The author references a Life article penned by Ms. Thompson, appearing in the December 6, 1943 edition of the magazine, in which, contends the correspondent, Ms. Thompson had apologized for the generation of Germans which had started the war and sought to explain how they had come to be—a bit akin to Greeks condemning Pheidippides, not for bringing news of Athenian victory over the Persians, but for having gone a step too far in explaining how the Persians had landed in the first place, to avoid future recurrence.

The letter writer apparently did not understand that Adolf Hitler, himself, had ordered Ms. Thompson to leave Nazi Germany in 1934 for what he deemed unacceptable criticism of his young Reich.

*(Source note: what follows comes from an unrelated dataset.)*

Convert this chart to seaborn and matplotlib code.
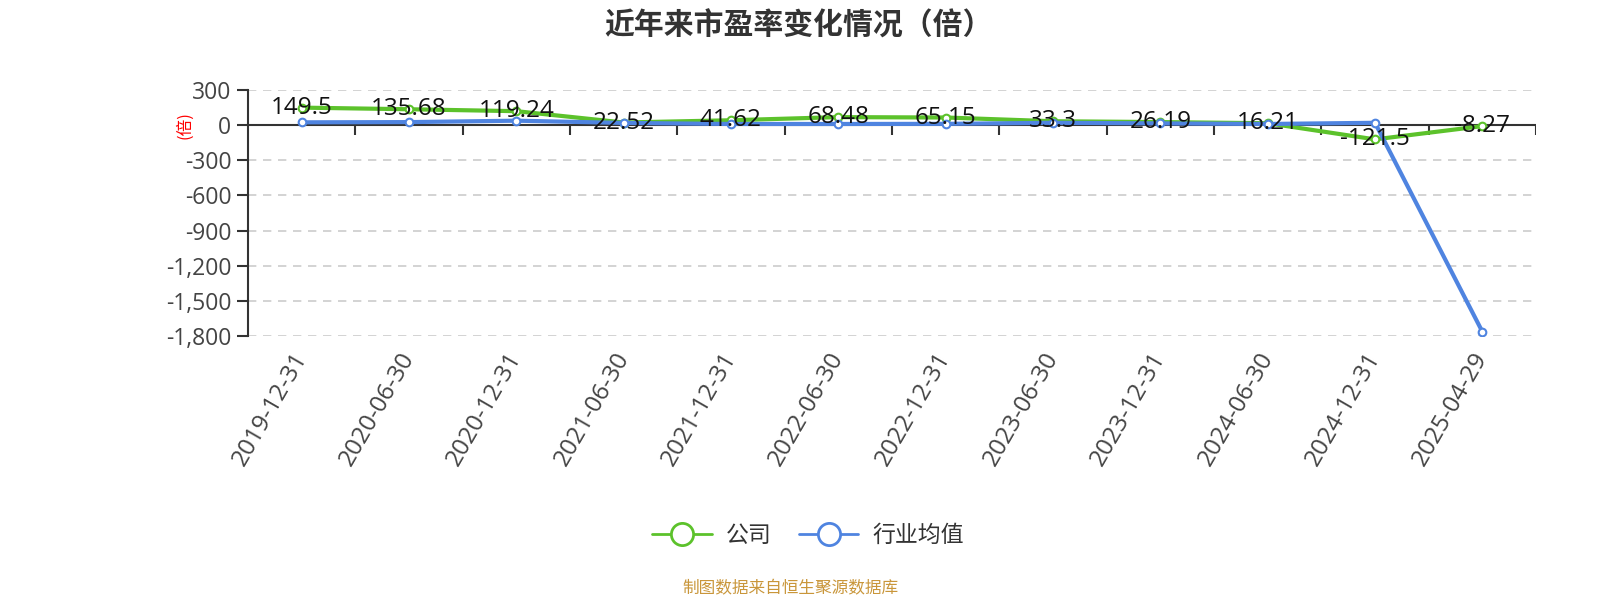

Ms. Thompson, periodically in her column during the prior eighteen months or so, had only commented that an unduly harsh peace, a so-called Carthaginian peace, which did not discriminate between the Nazis and the anti-Nazi Germans would only serve to alienate Germans and give ground for the seeds of Fascism or Communism to take root from the remnants cast off in economic want and desolation, leading to internal fractionalization and finally civil war--not unlike the conditions preceding the rise of Nazism, as a Junker-perceived controllable faction to resolve the weak power vacuum left at the center confronting these militant factions, arising both in the economic and social chaos of the early twenties and that of the late twenties and early thirties, the Social Democrats, the Communists, and the Nazis. A weakened Germany, with its substantial pre-war industrial base and natural resources, would also have a similar ripple effect economically and thus politically throughout Europe. The trick was to enable Germany to rebuild and form a stable economic, social, and legal existence founded on democratic principles, while extirpating all vestiges of Nazism from the society.

There is a quote from The Tempest which the correspondent might have better consulted and then imparted.